Required task:
Below are the records; collect from them each line containing the string "this".

Task input:
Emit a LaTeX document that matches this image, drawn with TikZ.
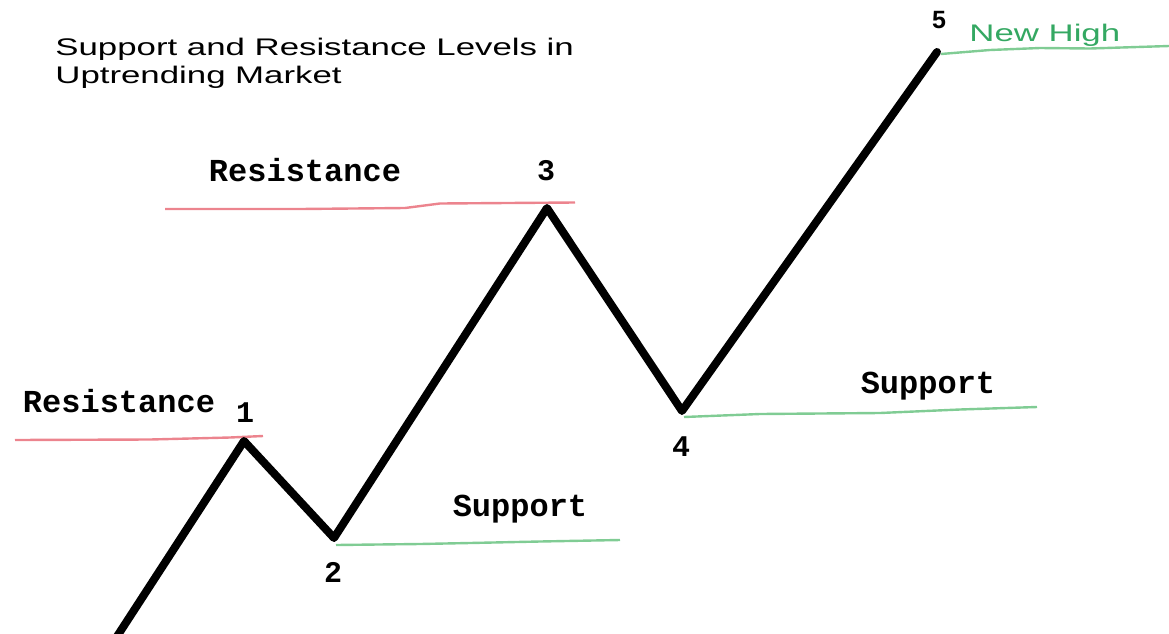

==

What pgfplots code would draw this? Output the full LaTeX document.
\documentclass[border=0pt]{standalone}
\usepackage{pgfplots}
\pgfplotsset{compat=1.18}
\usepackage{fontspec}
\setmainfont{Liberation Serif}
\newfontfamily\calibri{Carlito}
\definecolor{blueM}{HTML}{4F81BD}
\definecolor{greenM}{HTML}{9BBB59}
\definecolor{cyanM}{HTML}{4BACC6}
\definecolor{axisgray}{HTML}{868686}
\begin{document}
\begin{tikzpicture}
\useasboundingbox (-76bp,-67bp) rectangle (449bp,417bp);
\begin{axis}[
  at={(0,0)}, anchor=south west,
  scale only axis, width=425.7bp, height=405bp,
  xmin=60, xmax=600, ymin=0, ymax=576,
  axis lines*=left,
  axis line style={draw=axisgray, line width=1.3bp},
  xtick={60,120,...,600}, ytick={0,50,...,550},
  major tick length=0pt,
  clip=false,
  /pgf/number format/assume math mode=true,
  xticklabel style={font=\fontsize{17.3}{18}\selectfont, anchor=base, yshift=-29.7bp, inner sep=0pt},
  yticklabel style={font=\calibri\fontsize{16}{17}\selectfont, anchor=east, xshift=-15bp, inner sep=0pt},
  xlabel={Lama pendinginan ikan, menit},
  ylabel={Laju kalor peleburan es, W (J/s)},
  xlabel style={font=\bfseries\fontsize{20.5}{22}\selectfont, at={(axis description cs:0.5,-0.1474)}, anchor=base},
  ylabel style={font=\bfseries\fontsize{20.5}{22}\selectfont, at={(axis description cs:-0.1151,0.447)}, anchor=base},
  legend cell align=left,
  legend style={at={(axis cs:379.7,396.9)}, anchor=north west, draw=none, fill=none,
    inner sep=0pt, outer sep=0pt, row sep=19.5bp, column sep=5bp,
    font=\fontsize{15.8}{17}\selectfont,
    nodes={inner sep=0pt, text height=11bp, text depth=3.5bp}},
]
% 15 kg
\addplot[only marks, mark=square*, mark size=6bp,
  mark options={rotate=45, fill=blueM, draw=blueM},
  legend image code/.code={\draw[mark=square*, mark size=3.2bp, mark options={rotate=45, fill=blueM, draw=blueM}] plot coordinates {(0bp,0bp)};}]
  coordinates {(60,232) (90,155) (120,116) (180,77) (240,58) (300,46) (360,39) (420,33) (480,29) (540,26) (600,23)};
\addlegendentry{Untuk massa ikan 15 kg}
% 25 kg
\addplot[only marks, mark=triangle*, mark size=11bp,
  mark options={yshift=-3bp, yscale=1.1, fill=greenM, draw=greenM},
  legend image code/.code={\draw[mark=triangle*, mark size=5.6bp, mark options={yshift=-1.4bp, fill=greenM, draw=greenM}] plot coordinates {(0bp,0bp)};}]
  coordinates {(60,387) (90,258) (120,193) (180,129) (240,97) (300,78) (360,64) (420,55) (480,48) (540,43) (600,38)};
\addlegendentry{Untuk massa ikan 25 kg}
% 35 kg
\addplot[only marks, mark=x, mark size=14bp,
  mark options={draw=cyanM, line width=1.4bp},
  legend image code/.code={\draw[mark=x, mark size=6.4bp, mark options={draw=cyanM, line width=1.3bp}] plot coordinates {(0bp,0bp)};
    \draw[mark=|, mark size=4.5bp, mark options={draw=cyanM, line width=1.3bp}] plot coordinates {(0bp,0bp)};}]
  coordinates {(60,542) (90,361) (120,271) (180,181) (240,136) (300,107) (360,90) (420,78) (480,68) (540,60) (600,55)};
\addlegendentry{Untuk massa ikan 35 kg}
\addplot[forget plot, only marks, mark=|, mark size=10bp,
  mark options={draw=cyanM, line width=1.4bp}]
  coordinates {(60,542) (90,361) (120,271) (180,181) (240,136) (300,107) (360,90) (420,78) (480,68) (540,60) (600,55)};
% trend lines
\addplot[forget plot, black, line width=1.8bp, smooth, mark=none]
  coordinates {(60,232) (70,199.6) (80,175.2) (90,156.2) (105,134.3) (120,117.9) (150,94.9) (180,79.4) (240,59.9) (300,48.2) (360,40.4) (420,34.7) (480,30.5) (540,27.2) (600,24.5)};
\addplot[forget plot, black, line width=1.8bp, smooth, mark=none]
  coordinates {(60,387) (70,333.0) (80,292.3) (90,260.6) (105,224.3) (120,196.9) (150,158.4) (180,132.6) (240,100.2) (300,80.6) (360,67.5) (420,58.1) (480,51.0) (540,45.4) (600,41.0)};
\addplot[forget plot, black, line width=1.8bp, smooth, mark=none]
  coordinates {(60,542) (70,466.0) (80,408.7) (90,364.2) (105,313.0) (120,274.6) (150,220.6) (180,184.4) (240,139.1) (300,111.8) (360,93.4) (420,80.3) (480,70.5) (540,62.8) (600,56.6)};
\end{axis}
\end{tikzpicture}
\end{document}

Correct answer:
Emit a LaTeX document that matches this image, drawn with TikZ.
What pgfplots code would draw this? Output the full LaTeX document.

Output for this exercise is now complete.